Wednesday, October 27, 2010
The Gospel According to Jesus
Had some great reading to take to the beach recently...The Grace of God I just reviewed, and The Gospel According to Jesus by Chris Seay. This book took a little bit longer to get through as it was less storytelling and more thoughtful examination. This pastor/writer often takes on the project of finding truth in less obvious places, as in his previous works "The Gospel According to Lost" and "The Gospel According to Tony Soprano", so it would seem that finding Jesus' Gospel would be a great deal easier. The idea for this work actually came from another project he worked on, "The Voice", a new Bible translation.
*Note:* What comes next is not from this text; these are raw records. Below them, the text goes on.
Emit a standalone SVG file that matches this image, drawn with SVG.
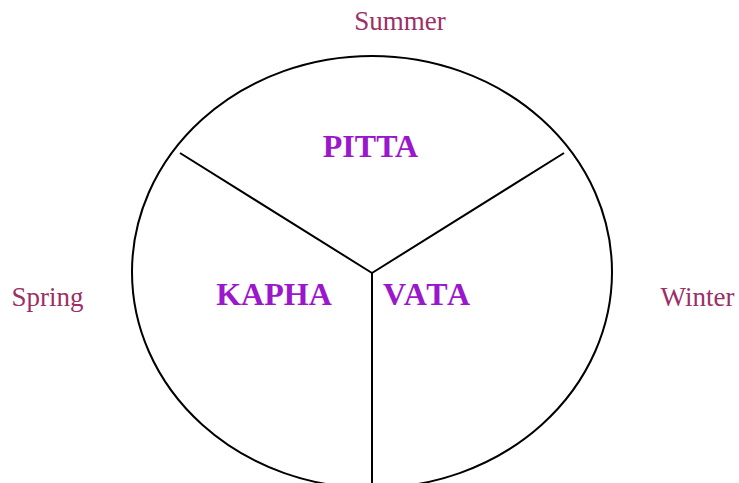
<svg xmlns="http://www.w3.org/2000/svg" width="739" height="483" viewBox="0 0 739 483">
<style>
.dosha{font-family:"Liberation Serif","Times New Roman",serif;font-weight:bold;font-size:32px;fill:#9b17cc}
.season{font-family:"Liberation Serif","Times New Roman",serif;font-size:27px;fill:#9b2f66}
.ln{stroke:#000;stroke-width:2;fill:none}
</style>
<rect width="739" height="483" fill="#fff"/>
<g id="circle"><ellipse class="ln" cx="372" cy="272" rx="240" ry="216"/></g>
<g id="connectors">
<line class="ln" x1="372" y1="273" x2="180" y2="153"/>
<line class="ln" x1="372" y1="273" x2="564" y2="153"/>
<line class="ln" x1="372" y1="273" x2="372" y2="483"/>
</g>
<g id="pitta"><text class="dosha" x="370.5" y="157" text-anchor="middle">PITTA</text></g>
<g id="kapha"><text class="dosha" x="274" y="305" text-anchor="middle">KAPHA</text></g>
<g id="vata"><text class="dosha" x="426.5" y="305" text-anchor="middle" textLength="87">VATA</text></g>
<g id="summer"><text class="season" x="400" y="30" text-anchor="middle">Summer</text></g>
<g id="spring"><text class="season" x="47.5" y="306" text-anchor="middle">Spring</text></g>
<g id="winter"><text class="season" x="697.5" y="306" text-anchor="middle">Winter</text></g>
</svg>
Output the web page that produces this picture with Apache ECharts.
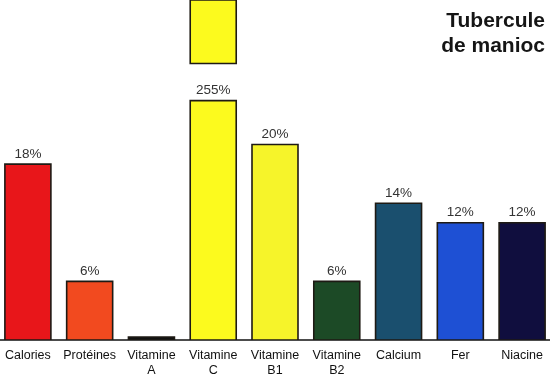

When the writers came to translating the word "righteousness", they found that the Church had a misunderstanding of the word, having to do more with piety and morality than with how they defined it: "God's restorative justice". It took me a while to wrap my brain around that definition, and thoughtful reflection is not a strength for me, but it was a struggle worth having. There is dialogue at the end of each chapter with people like Mark Batterson, Dan Kimball and Gabe Lyons, which help flesh out some of the ideas. "God restores us so that we might become agents of restoration", says Alan Hirsch. It's all about living out the Gospel...not just playing Church, but being the Church. While I think the primary audience for this book will be those who consider themselves avid students of the Bible, more casual readers may get lost. If you are like me and can become frustrated with prolonged theological discussion, then this book will be a challenge. But in the end, I enjoyed the challenge, and I think my understanding of the Gospel according to Jesus has been enriched as a result.